◆ YOUR TASK: Write the data out again exactly, with no pictures.

◆ DATA SEGMENT:
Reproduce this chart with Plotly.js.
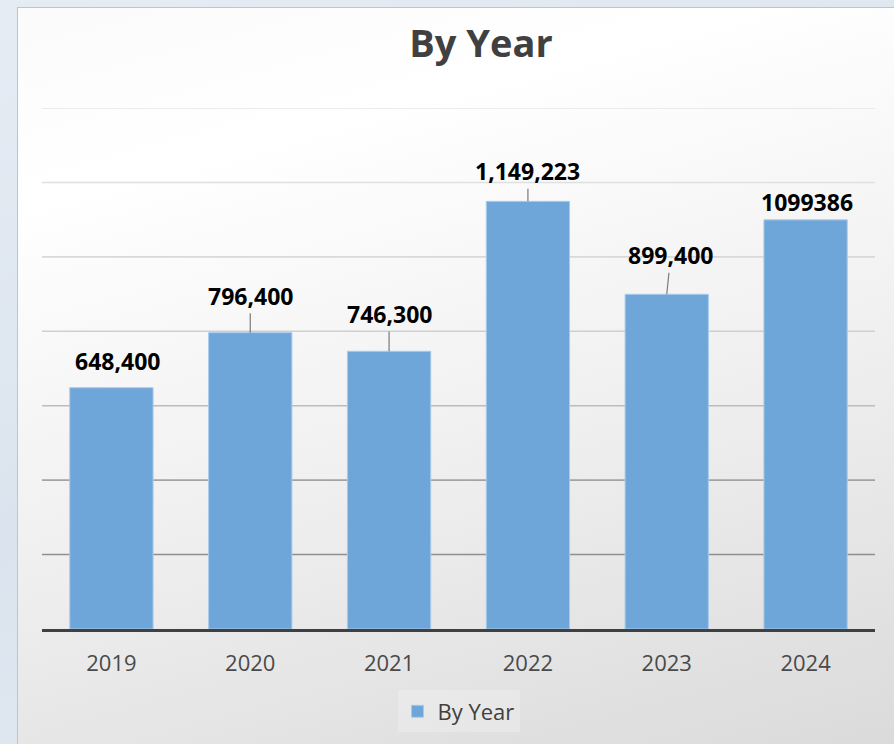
<!DOCTYPE html>
<html>
<head>
<meta charset="utf-8">
<script src="https://cdn.plot.ly/plotly-3.0.1.min.js"></script>
<style>
  html, body { margin:0; padding:0; width:894px; height:744px; overflow:hidden;
    background: linear-gradient(160deg, #e6ecf4 0%, #dbe4ee 50%, #e2e9f2 100%); }
  #frame { position:absolute; left:17px; top:7px; width:900px; height:760px;
    border:1px solid #c4c4c4; box-sizing:border-box;
    background: linear-gradient(165deg, #fbfbfb 0%, #ffffff 20%, #f0f0f0 55%, #d9d9d9 100%); }
  #chart { position:absolute; left:0; top:0; width:894px; height:744px; }
</style>
</head>
<body>
<div id="frame"></div>
<div id="chart"></div>
<script>
const categories = ['2019', '2020', '2021', '2022', '2023', '2024'];
const values = [648400, 796400, 746300, 1149223, 899400, 1099386];
const valueLabels = ['648,400', '796,400', '746,300', '1,149,223', '899,400', '1099386'];
const seriesName = 'By Year';
const gridValues = [200000, 400000, 600000, 800000, 1000000, 1200000, 1400000];

// label placement styling (pixel offsets from bar top) and leader visibility
const labelOffsets = [[6, -27], [0, -37], [0, -37], [0, -30], [4, -39], [1, -18]];
const showLeader = [false, true, true, true, true, false];
const gridColors = ['#8f8f8f', '#a3a3a3', '#bcbcbc', '#cfcfcf', '#d9d9d9', '#e0e0e0', '#e4e4e4'];

const trace = {
  type: 'bar',
  x: categories,
  y: values,
  name: seriesName,
  marker: { color: '#6fa6d9', line: { color: '#a8cbec', width: 1 } },
  hoverinfo: 'skip',
  showlegend: true
};

const annotations = categories.map((c, i) => ({
  x: i, y: values[i], xref: 'x', yref: 'y',
  text: valueLabels[i],
  showarrow: true, arrowhead: 0, arrowwidth: 1.2,
  arrowcolor: showLeader[i] ? '#7a7a7a' : 'rgba(0,0,0,0)',
  ax: labelOffsets[i][0], ay: labelOffsets[i][1],
  standoff: 0,
  font: { family: 'Open Sans, sans-serif', size: 23, color: '#000000', weight: 700 }
}));

const shapes = gridValues.map((v, i) => ({
  type: 'line', xref: 'paper', yref: 'y', x0: 0, x1: 1, y0: v, y1: v,
  line: { color: gridColors[i], width: 1.6 }, layer: 'below'
}));

const layout = {
  width: 894, height: 744,
  paper_bgcolor: 'rgba(0,0,0,0)',
  plot_bgcolor: 'rgba(0,0,0,0)',
  margin: { l: 42, r: 19, t: 108, b: 115 },
  title: {
    text: '<b>By Year</b>',
    x: 0.538, xref: 'container', xanchor: 'center',
    y: 0.941, yref: 'container', yanchor: 'middle',
    font: { family: 'Open Sans, sans-serif', size: 38, color: '#404040' }
  },
  bargap: 0.4,
  xaxis: {
    type: 'category',
    categoryorder: 'array', categoryarray: categories,
    range: [-0.5, categories.length - 0.5],
    showline: true, linecolor: '#404040', linewidth: 2.5,
    ticks: '', showgrid: false,
    ticklabelstandoff: 13,
    tickfont: { family: 'Open Sans, sans-serif', size: 22, color: '#4a4a4a' }
  },
  yaxis: {
    range: [0, 1400000],
    showgrid: false, zeroline: false, showticklabels: false, ticks: '', showline: false
  },
  showlegend: true,
  legend: {
    orientation: 'h', x: 0.5, xanchor: 'center', y: -0.118, yanchor: 'top',
    bgcolor: 'rgba(255,255,255,0.22)', borderwidth: 0,
    font: { family: 'Open Sans, sans-serif', size: 22, color: '#404040' }
  },
  shapes: shapes,
  annotations: annotations
};

Plotly.newPlot('chart', [trace], layout, { displayModeBar: false, staticPlot: true });
</script>
</body>
</html>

◆ REPLY TO THE EXERCISE:
Reproduce this chart with Plotly.js.
<!DOCTYPE html>
<html>
<head>
<meta charset="utf-8">
<script src="https://cdn.plot.ly/plotly-3.0.1.min.js"></script>
<style>
  html, body { margin:0; padding:0; width:894px; height:744px; overflow:hidden;
    background: linear-gradient(160deg, #e6ecf4 0%, #dbe4ee 50%, #e2e9f2 100%); }
  #frame { position:absolute; left:17px; top:7px; width:900px; height:760px;
    border:1px solid #c4c4c4; box-sizing:border-box;
    background: linear-gradient(165deg, #fbfbfb 0%, #ffffff 20%, #f0f0f0 55%, #d9d9d9 100%); }
  #chart { position:absolute; left:0; top:0; width:894px; height:744px; }
</style>
</head>
<body>
<div id="frame"></div>
<div id="chart"></div>
<script>
const categories = ['2019', '2020', '2021', '2022', '2023', '2024'];
const values = [648400, 796400, 746300, 1149223, 899400, 1099386];
const valueLabels = ['648,400', '796,400', '746,300', '1,149,223', '899,400', '1099386'];
const seriesName = 'By Year';
const gridValues = [200000, 400000, 600000, 800000, 1000000, 1200000, 1400000];

// label placement styling (pixel offsets from bar top) and leader visibility
const labelOffsets = [[6, -27], [0, -37], [0, -37], [0, -30], [4, -39], [1, -18]];
const showLeader = [false, true, true, true, true, false];
const gridColors = ['#8f8f8f', '#a3a3a3', '#bcbcbc', '#cfcfcf', '#d9d9d9', '#e0e0e0', '#e4e4e4'];

const trace = {
  type: 'bar',
  x: categories,
  y: values,
  name: seriesName,
  marker: { color: '#6fa6d9', line: { color: '#a8cbec', width: 1 } },
  hoverinfo: 'skip',
  showlegend: true
};

const annotations = categories.map((c, i) => ({
  x: i, y: values[i], xref: 'x', yref: 'y',
  text: valueLabels[i],
  showarrow: true, arrowhead: 0, arrowwidth: 1.2,
  arrowcolor: showLeader[i] ? '#7a7a7a' : 'rgba(0,0,0,0)',
  ax: labelOffsets[i][0], ay: labelOffsets[i][1],
  standoff: 0,
  font: { family: 'Open Sans, sans-serif', size: 23, color: '#000000', weight: 700 }
}));

const shapes = gridValues.map((v, i) => ({
  type: 'line', xref: 'paper', yref: 'y', x0: 0, x1: 1, y0: v, y1: v,
  line: { color: gridColors[i], width: 1.6 }, layer: 'below'
}));

const layout = {
  width: 894, height: 744,
  paper_bgcolor: 'rgba(0,0,0,0)',
  plot_bgcolor: 'rgba(0,0,0,0)',
  margin: { l: 42, r: 19, t: 108, b: 115 },
  title: {
    text: '<b>By Year</b>',
    x: 0.538, xref: 'container', xanchor: 'center',
    y: 0.941, yref: 'container', yanchor: 'middle',
    font: { family: 'Open Sans, sans-serif', size: 38, color: '#404040' }
  },
  bargap: 0.4,
  xaxis: {
    type: 'category',
    categoryorder: 'array', categoryarray: categories,
    range: [-0.5, categories.length - 0.5],
    showline: true, linecolor: '#404040', linewidth: 2.5,
    ticks: '', showgrid: false,
    ticklabelstandoff: 13,
    tickfont: { family: 'Open Sans, sans-serif', size: 22, color: '#4a4a4a' }
  },
  yaxis: {
    range: [0, 1400000],
    showgrid: false, zeroline: false, showticklabels: false, ticks: '', showline: false
  },
  showlegend: true,
  legend: {
    orientation: 'h', x: 0.5, xanchor: 'center', y: -0.118, yanchor: 'top',
    bgcolor: 'rgba(255,255,255,0.22)', borderwidth: 0,
    font: { family: 'Open Sans, sans-serif', size: 22, color: '#404040' }
  },
  shapes: shapes,
  annotations: annotations
};

Plotly.newPlot('chart', [trace], layout, { displayModeBar: false, staticPlot: true });
</script>
</body>
</html>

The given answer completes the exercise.